For Jewish Louisville to connect with the world, it must first connect with its neighborhoods, Golden said in a recent interview.
“It has to start locally,” he said. “You have to be able to think about the community bridges that you build here; it’s where we live.”
But he is not an isolationist.
“We’re interconnected with every Jew across the planet,” Golden said, “so I don’t think we can just be local either.”
The local issues that drive Jewish relations differ from city to city. In San Diego, it may be refugees seeking asylum from across the border. Here, something more historical, like the 2016 fight over the Confederate monument on the University of Louisville campus, a case Golden worked on as an assistant county attorney.
“That was my introduction to public art,” he said of the high-profile case that split the community, but he still believes it was settled correctly.
“That [statue] was not done concurrently with the Civil War obviously; it was done decades after the Civil War, and it was designed by people who wanted to revive that sort of southern gentility and cover up a lot of terrible, terrible things.”
While he says it’s too soon to lay out an agenda for JCRC because he wants to work with the members of the JCRC to develop it, Golden said there are issues he cares deeply about. Justice and bail reform are at the top of the list.
Golden described the plight of the incarcerated as a “bellwether” for a community.
“It is what you do with those who you want to turn your eye away from the most and how you treat these people is a reflection on you.”
He will encourage JCRC members to focus their time and resources, noting that no council can tackle everything without diminishing its impact.
“I want to make sure that they are telling me where they want to go,” he said. Although, “I want to do two or three big things, and I want to make sure that we’re grabbing two or three great issues.”
Anti- Semitism, which will occupy much of Golden’s time, has changed since his boyhood when neo-Nazism and Klan rallies were fringe activities that sometimes made the evening news.
“Now it seems to be everywhere,” he said. “It becomes more and more normalized when so many polarizing things are going on.”
But the best way to combat anti-Semitism is to build “community bridges.”
“It’s hard to dislike the people you’re working with,” he said. “I do not think the first thing we should talk about is anti-Semitism. The first thing we should talk about is what is going on in my community and how can we engage and help.”

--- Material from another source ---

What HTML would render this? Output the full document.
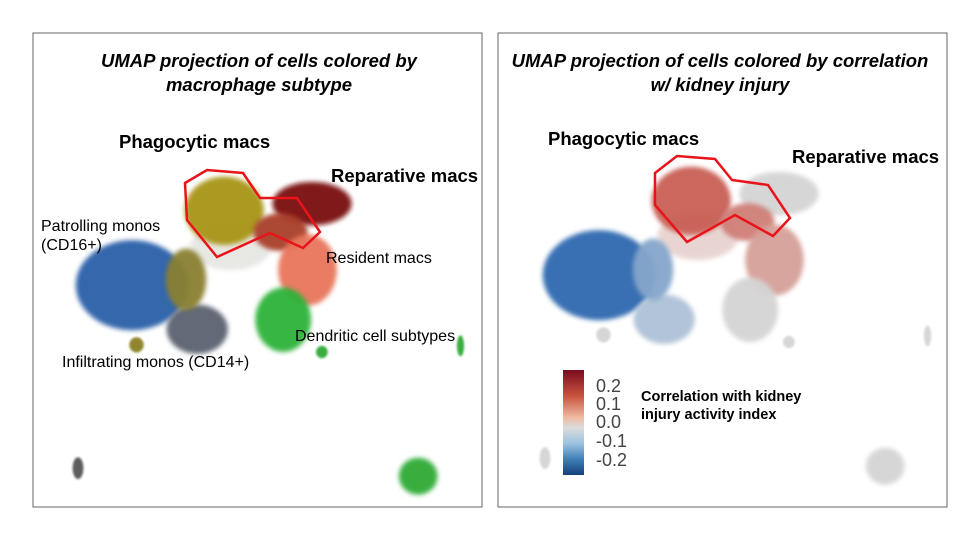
<!DOCTYPE html>
<html><head><meta charset="utf-8">
<style>
body{margin:0;background:#fff;width:960px;height:540px;overflow:hidden;font-family:"Liberation Sans",Arial,sans-serif}
svg{position:absolute;left:0;top:0}
</style></head>
<body>
<svg id="chart" width="960" height="540">
<defs>
<filter id="bl" x="-50%" y="-50%" width="200%" height="200%"><feGaussianBlur stdDeviation="2.5"/></filter>
<filter id="bl2" x="-50%" y="-50%" width="200%" height="200%"><feGaussianBlur stdDeviation="1"/></filter>
<linearGradient id="cb" x1="0" y1="0" x2="0" y2="1">
<stop offset="0" stop-color="#7a0c1e"/><stop offset="0.25" stop-color="#c9543f"/><stop offset="0.45" stop-color="#f0b9a0"/>
<stop offset="0.55" stop-color="#dcdcdc"/><stop offset="0.7" stop-color="#9cc3df"/><stop offset="0.85" stop-color="#3f7fb8"/><stop offset="1" stop-color="#163f78"/>
</linearGradient>
</defs>
<rect x="33" y="33" width="449" height="474" fill="#fff" stroke="#666" stroke-width="1"/>
<rect x="498" y="33" width="449" height="474" fill="#fff" stroke="#666" stroke-width="1"/>
<g id="left"></g>
<g id="right"></g>
<polygon points="185,183 207,170 243,173 260,198 297,198 320,232 303,248 270,233 217,257 187,220" fill="none" stroke="#e8141a" stroke-width="2.5"/>
<polygon points="655,173 677,156 715,159 732,180 768,185 790,218 773,236 735,215 687,242 655,205" fill="none" stroke="#e8141a" stroke-width="2.5"/>
<text x="259" y="67" text-anchor="middle" font-size="18.5" font-weight="bold" font-style="italic">UMAP projection of cells colored by</text>
<text x="259" y="91" text-anchor="middle" font-size="18.5" font-weight="bold" font-style="italic">macrophage subtype</text>
<text x="720" y="67" text-anchor="middle" font-size="18.5" font-weight="bold" font-style="italic">UMAP projection of cells colored by correlation</text>
<text x="720" y="91" text-anchor="middle" font-size="18.5" font-weight="bold" font-style="italic">w/ kidney injury</text>
<text x="119" y="148" font-size="18.5" font-weight="bold">Phagocytic macs</text>
<text x="331" y="182" font-size="18.5" font-weight="bold">Reparative macs</text>
<text x="41" y="231" font-size="16">Patrolling  monos</text>
<text x="41" y="250" font-size="16">(CD16+)</text>
<text x="326" y="263" font-size="16">Resident macs</text>
<text x="295" y="341" font-size="16">Dendritic cell subtypes</text>
<text x="62" y="367" font-size="16">Infiltrating monos (CD14+)</text>
<text x="548" y="145" font-size="18.5" font-weight="bold">Phagocytic macs</text>
<text x="792" y="163" font-size="18.5" font-weight="bold">Reparative macs</text>
<rect x="563" y="370" width="21" height="105" fill="url(#cb)"/>
<g font-size="18" fill="#444">
<text x="596" y="392">0.2</text><text x="596" y="410">0.1</text><text x="596" y="428">0.0</text><text x="596" y="447">-0.1</text><text x="596" y="466">-0.2</text>
</g>
<text x="641" y="401" font-size="14.5" font-weight="bold">Correlation with kidney</text>
<text x="641" y="419" font-size="14.5" font-weight="bold">injury activity index</text>
</svg>
<script>
// cluster data in UMAP units (0-100)
const clusterNames=["bridge","patrolling","phagocytic","reparative","transition","resident","dendritic","infiltrating","patrolling-olive","island-grey","island-green","dc-small","olive-small","dc-far"];
const umapX=[44,22,42.5,62,55,61,55.6,36.5,34,10,85.6,64.2,23,95];
const umapY=[45,53.2,37.5,36,42,50,60.5,62.5,52,91.8,93.5,67.3,65.8,66];
const spreadX=[9,12.5,8.8,8.8,6,6.5,6.2,6.8,4.5,1.2,4.3,1.3,1.6,0.8];
const spreadY=[5,9.5,7.2,4.6,4,7.5,6.8,5.2,6.5,2.3,3.9,1.3,1.6,2.2];
const subtypeColor=["#8a8a7a","#2a5ea8","#a89414","#7a0f0f","#a8402c","#e8765a","#2eb33a","#5a6270","#8a8030","#555","#2eaa36","#2eaa36","#8a8020","#2eaa36"];
const correlation=[0.03,-0.2,0.17,0,0.12,0.07,0,-0.04,-0.09,0,0,0,0,0];
const svgNS="http://www.w3.org/2000/svg";
function sx(u,off){return off+u*4.5;}
function sy(u,off){return off+u*4.74;}
function corrColor(v){
  if(Math.abs(v)<0.01) return "#d4d4d4";
  if(v>0){const t=Math.min(v/0.2,1);return `rgb(${Math.round(222-25*t)},${Math.round(205-130*t)},${Math.round(200-135*t)})`;}
  const t=Math.min(-v/0.2,1);return `rgb(${Math.round(205-160*t)},${Math.round(215-110*t)},${Math.round(225-50*t)})`;
}
function draw(gid,ox,oy,colorFn,op){
  const g=document.getElementById(gid);
  clusterNames.forEach((n,i)=>{
    const e=document.createElementNS(svgNS,"ellipse");
    
    
    e.setAttribute("cx",sx(umapX[i],ox));e.setAttribute("cy",sy(umapY[i],oy));
    e.setAttribute("rx",spreadX[i]*4.5);e.setAttribute("ry",spreadY[i]*4.74);
    e.setAttribute("fill",colorFn(i));
    e.setAttribute("filter",spreadX[i]>2?"url(#bl)":"url(#bl2)");
    e.setAttribute("opacity",i===0?op:"0.95");
    g.appendChild(e);
  });
}
draw("left",33,33,i=>subtypeColor[i],"0.2");
draw("right",500,23,i=>corrColor(correlation[i]),"0.6");
</script>
</body></html>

A Louisville native, Golden grew up at The Temple, where he had his bar mitzvah and confirmation. He went on to graduate from the University of Kentucky and the Brandeis School of Law at the University of Louisville.
He is married to Micah Daniels, also a Louisville attorney. The couple has three children: two identical twin daughters, 9, and a son, 6.
“I have long admired Matt’s commitment to public service and his love for our community,” Louisville Metro Mayor Greg Fischer said of his departing administrator. “I’m thrilled that he will continue to use his expertise and skills to serve Louisville’s Jewish community in his new role.”
While he has done several “neat things” in his career, Golden noted two experiences that have changed him.
One was an immersive trip he took to Mexico to study its legal system. The experience sensitized him to the plight of defendants in an unfamiliar legal system when he learned that judges there can decide cases based on folios from both sides without ever seeing the defendant or litigant.
But the second experience hit closer to home. In 2004, then-JCRC director Wagner called Golden, inviting him to join a small-group mission to Israel.
“It was a fascinating trip, a really interesting trip for me,” Golden said, “and I made her a promise, that I would be more engaged.”
That engagement influenced his work as an attorney and soon, as a JCRC director. He did not become a regular service-goer, but he did find himself drawn to Torah study.
“I find that more fascinating,” Golden said. “For me, at least, the Torah is not really about my relationship between me and G-d; it’s about my relationship between me and you.”